Data section -
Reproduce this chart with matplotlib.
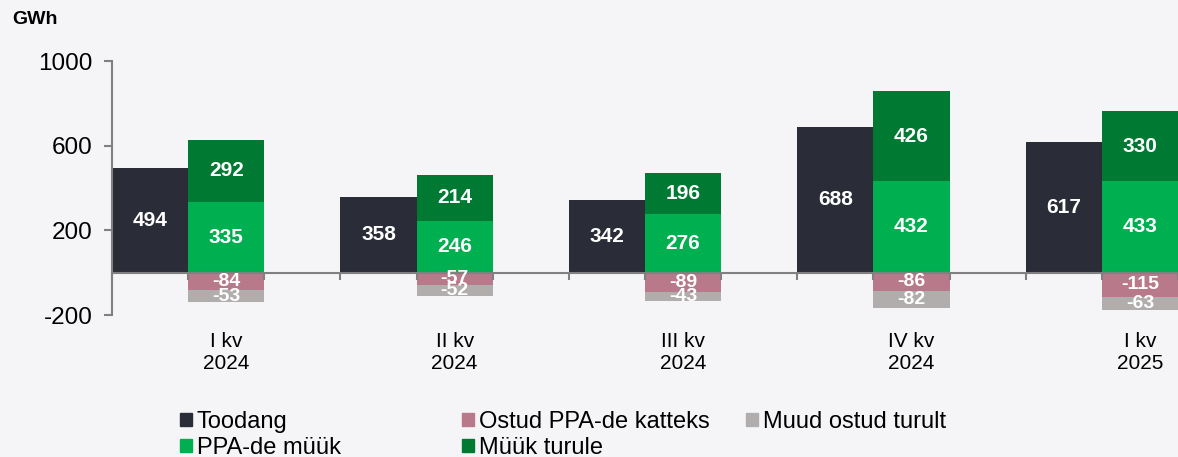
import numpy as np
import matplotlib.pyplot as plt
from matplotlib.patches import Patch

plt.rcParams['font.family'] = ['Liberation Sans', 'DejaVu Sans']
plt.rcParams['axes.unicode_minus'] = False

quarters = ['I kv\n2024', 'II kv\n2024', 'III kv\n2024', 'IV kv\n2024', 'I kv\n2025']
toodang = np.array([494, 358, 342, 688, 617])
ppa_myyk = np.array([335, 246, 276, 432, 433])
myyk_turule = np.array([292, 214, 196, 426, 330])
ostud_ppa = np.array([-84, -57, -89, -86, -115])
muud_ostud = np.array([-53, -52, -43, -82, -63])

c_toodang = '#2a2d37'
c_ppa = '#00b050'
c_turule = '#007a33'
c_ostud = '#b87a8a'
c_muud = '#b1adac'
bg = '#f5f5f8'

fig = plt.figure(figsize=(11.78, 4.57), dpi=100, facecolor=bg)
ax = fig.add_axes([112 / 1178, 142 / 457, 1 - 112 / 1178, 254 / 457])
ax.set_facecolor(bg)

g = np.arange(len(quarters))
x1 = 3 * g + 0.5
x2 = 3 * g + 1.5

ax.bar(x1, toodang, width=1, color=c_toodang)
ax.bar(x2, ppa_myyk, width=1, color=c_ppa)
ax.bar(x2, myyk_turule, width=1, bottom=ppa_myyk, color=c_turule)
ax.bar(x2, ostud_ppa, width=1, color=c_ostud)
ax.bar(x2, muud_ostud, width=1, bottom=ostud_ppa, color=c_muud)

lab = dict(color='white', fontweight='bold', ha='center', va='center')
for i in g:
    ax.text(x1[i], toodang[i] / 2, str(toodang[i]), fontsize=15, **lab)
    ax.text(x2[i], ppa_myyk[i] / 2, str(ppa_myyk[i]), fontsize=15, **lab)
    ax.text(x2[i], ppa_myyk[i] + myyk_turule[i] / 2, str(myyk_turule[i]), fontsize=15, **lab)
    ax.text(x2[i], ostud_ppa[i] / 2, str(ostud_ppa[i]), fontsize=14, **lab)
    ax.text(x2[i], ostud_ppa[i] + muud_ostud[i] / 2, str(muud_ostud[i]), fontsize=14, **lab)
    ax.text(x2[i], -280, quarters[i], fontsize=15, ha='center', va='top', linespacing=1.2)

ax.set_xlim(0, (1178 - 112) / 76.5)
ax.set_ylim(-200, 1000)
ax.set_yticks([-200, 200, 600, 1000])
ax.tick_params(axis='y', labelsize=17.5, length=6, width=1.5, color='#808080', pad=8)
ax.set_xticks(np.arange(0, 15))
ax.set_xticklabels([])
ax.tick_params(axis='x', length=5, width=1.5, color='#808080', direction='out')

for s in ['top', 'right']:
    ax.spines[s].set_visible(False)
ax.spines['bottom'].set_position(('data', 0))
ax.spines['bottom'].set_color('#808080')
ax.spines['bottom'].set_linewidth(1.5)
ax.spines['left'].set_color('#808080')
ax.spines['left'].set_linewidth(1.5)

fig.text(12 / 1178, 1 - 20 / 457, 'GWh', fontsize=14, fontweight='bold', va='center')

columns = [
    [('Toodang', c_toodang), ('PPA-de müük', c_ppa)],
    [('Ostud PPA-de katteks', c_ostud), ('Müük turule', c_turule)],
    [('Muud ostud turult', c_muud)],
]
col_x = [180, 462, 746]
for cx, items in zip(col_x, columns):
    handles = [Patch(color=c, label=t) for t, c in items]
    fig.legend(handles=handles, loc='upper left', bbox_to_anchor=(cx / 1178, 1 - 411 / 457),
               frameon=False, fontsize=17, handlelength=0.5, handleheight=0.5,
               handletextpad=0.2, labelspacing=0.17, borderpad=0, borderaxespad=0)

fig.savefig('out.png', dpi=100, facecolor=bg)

Your goal -
Output a faithful copy of the data, with each picture left out.

Task response -
Reproduce this chart with matplotlib.
import numpy as np
import matplotlib.pyplot as plt
from matplotlib.patches import Patch

plt.rcParams['font.family'] = ['Liberation Sans', 'DejaVu Sans']
plt.rcParams['axes.unicode_minus'] = False

quarters = ['I kv\n2024', 'II kv\n2024', 'III kv\n2024', 'IV kv\n2024', 'I kv\n2025']
toodang = np.array([494, 358, 342, 688, 617])
ppa_myyk = np.array([335, 246, 276, 432, 433])
myyk_turule = np.array([292, 214, 196, 426, 330])
ostud_ppa = np.array([-84, -57, -89, -86, -115])
muud_ostud = np.array([-53, -52, -43, -82, -63])

c_toodang = '#2a2d37'
c_ppa = '#00b050'
c_turule = '#007a33'
c_ostud = '#b87a8a'
c_muud = '#b1adac'
bg = '#f5f5f8'

fig = plt.figure(figsize=(11.78, 4.57), dpi=100, facecolor=bg)
ax = fig.add_axes([112 / 1178, 142 / 457, 1 - 112 / 1178, 254 / 457])
ax.set_facecolor(bg)

g = np.arange(len(quarters))
x1 = 3 * g + 0.5
x2 = 3 * g + 1.5

ax.bar(x1, toodang, width=1, color=c_toodang)
ax.bar(x2, ppa_myyk, width=1, color=c_ppa)
ax.bar(x2, myyk_turule, width=1, bottom=ppa_myyk, color=c_turule)
ax.bar(x2, ostud_ppa, width=1, color=c_ostud)
ax.bar(x2, muud_ostud, width=1, bottom=ostud_ppa, color=c_muud)

lab = dict(color='white', fontweight='bold', ha='center', va='center')
for i in g:
    ax.text(x1[i], toodang[i] / 2, str(toodang[i]), fontsize=15, **lab)
    ax.text(x2[i], ppa_myyk[i] / 2, str(ppa_myyk[i]), fontsize=15, **lab)
    ax.text(x2[i], ppa_myyk[i] + myyk_turule[i] / 2, str(myyk_turule[i]), fontsize=15, **lab)
    ax.text(x2[i], ostud_ppa[i] / 2, str(ostud_ppa[i]), fontsize=14, **lab)
    ax.text(x2[i], ostud_ppa[i] + muud_ostud[i] / 2, str(muud_ostud[i]), fontsize=14, **lab)
    ax.text(x2[i], -280, quarters[i], fontsize=15, ha='center', va='top', linespacing=1.2)

ax.set_xlim(0, (1178 - 112) / 76.5)
ax.set_ylim(-200, 1000)
ax.set_yticks([-200, 200, 600, 1000])
ax.tick_params(axis='y', labelsize=17.5, length=6, width=1.5, color='#808080', pad=8)
ax.set_xticks(np.arange(0, 15))
ax.set_xticklabels([])
ax.tick_params(axis='x', length=5, width=1.5, color='#808080', direction='out')

for s in ['top', 'right']:
    ax.spines[s].set_visible(False)
ax.spines['bottom'].set_position(('data', 0))
ax.spines['bottom'].set_color('#808080')
ax.spines['bottom'].set_linewidth(1.5)
ax.spines['left'].set_color('#808080')
ax.spines['left'].set_linewidth(1.5)

fig.text(12 / 1178, 1 - 20 / 457, 'GWh', fontsize=14, fontweight='bold', va='center')

columns = [
    [('Toodang', c_toodang), ('PPA-de müük', c_ppa)],
    [('Ostud PPA-de katteks', c_ostud), ('Müük turule', c_turule)],
    [('Muud ostud turult', c_muud)],
]
col_x = [180, 462, 746]
for cx, items in zip(col_x, columns):
    handles = [Patch(color=c, label=t) for t, c in items]
    fig.legend(handles=handles, loc='upper left', bbox_to_anchor=(cx / 1178, 1 - 411 / 457),
               frameon=False, fontsize=17, handlelength=0.5, handleheight=0.5,
               handletextpad=0.2, labelspacing=0.17, borderpad=0, borderaxespad=0)

fig.savefig('out.png', dpi=100, facecolor=bg)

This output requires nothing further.